(Directive)
Reproduce the data below in full and exclude every picture.

(Data segment)
▬▬▬▬▬▬▬▬▬▬
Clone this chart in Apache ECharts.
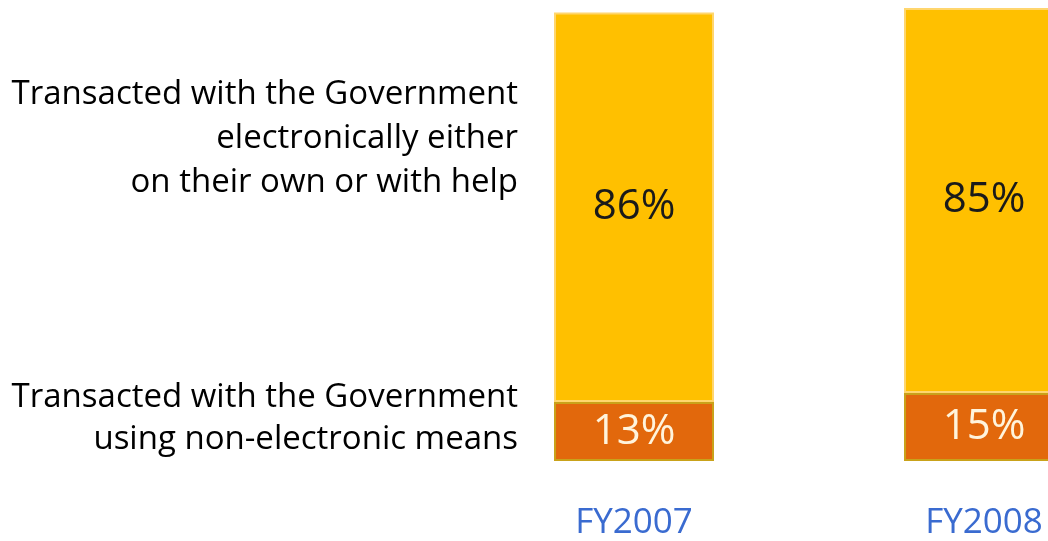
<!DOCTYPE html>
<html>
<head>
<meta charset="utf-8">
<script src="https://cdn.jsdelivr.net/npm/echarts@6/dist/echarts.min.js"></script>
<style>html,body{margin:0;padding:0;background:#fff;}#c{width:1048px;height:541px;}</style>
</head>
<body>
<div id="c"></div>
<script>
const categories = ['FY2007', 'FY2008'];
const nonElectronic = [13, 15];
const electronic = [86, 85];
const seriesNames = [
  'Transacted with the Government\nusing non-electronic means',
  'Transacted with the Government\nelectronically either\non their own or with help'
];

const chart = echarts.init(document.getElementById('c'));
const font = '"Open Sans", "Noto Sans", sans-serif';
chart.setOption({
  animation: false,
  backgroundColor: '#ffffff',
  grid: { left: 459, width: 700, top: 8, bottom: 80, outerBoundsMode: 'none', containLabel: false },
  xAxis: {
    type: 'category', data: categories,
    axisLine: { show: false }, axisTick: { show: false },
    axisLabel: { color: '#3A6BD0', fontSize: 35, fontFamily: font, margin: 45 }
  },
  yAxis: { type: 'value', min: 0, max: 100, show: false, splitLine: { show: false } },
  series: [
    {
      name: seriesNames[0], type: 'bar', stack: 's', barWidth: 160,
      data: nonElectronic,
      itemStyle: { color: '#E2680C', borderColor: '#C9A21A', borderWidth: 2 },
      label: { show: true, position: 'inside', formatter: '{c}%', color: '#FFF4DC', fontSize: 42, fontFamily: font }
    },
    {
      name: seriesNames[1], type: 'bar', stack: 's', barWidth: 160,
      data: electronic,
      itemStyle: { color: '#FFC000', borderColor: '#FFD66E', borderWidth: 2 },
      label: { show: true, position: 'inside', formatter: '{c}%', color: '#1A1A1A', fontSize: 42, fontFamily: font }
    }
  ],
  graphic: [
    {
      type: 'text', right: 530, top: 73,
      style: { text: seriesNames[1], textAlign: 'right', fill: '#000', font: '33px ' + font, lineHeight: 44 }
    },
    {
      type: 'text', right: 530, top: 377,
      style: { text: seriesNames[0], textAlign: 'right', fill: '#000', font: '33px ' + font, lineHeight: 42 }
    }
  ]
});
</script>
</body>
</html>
▬▬▬▬▬▬▬▬▬▬
(Solution for this task)
Clone this chart in Apache ECharts.
<!DOCTYPE html>
<html>
<head>
<meta charset="utf-8">
<script src="https://cdn.jsdelivr.net/npm/echarts@6/dist/echarts.min.js"></script>
<style>html,body{margin:0;padding:0;background:#fff;}#c{width:1048px;height:541px;}</style>
</head>
<body>
<div id="c"></div>
<script>
const categories = ['FY2007', 'FY2008'];
const nonElectronic = [13, 15];
const electronic = [86, 85];
const seriesNames = [
  'Transacted with the Government\nusing non-electronic means',
  'Transacted with the Government\nelectronically either\non their own or with help'
];

const chart = echarts.init(document.getElementById('c'));
const font = '"Open Sans", "Noto Sans", sans-serif';
chart.setOption({
  animation: false,
  backgroundColor: '#ffffff',
  grid: { left: 459, width: 700, top: 8, bottom: 80, outerBoundsMode: 'none', containLabel: false },
  xAxis: {
    type: 'category', data: categories,
    axisLine: { show: false }, axisTick: { show: false },
    axisLabel: { color: '#3A6BD0', fontSize: 35, fontFamily: font, margin: 45 }
  },
  yAxis: { type: 'value', min: 0, max: 100, show: false, splitLine: { show: false } },
  series: [
    {
      name: seriesNames[0], type: 'bar', stack: 's', barWidth: 160,
      data: nonElectronic,
      itemStyle: { color: '#E2680C', borderColor: '#C9A21A', borderWidth: 2 },
      label: { show: true, position: 'inside', formatter: '{c}%', color: '#FFF4DC', fontSize: 42, fontFamily: font }
    },
    {
      name: seriesNames[1], type: 'bar', stack: 's', barWidth: 160,
      data: electronic,
      itemStyle: { color: '#FFC000', borderColor: '#FFD66E', borderWidth: 2 },
      label: { show: true, position: 'inside', formatter: '{c}%', color: '#1A1A1A', fontSize: 42, fontFamily: font }
    }
  ],
  graphic: [
    {
      type: 'text', right: 530, top: 73,
      style: { text: seriesNames[1], textAlign: 'right', fill: '#000', font: '33px ' + font, lineHeight: 44 }
    },
    {
      type: 'text', right: 530, top: 377,
      style: { text: seriesNames[0], textAlign: 'right', fill: '#000', font: '33px ' + font, lineHeight: 42 }
    }
  ]
});
</script>
</body>
</html>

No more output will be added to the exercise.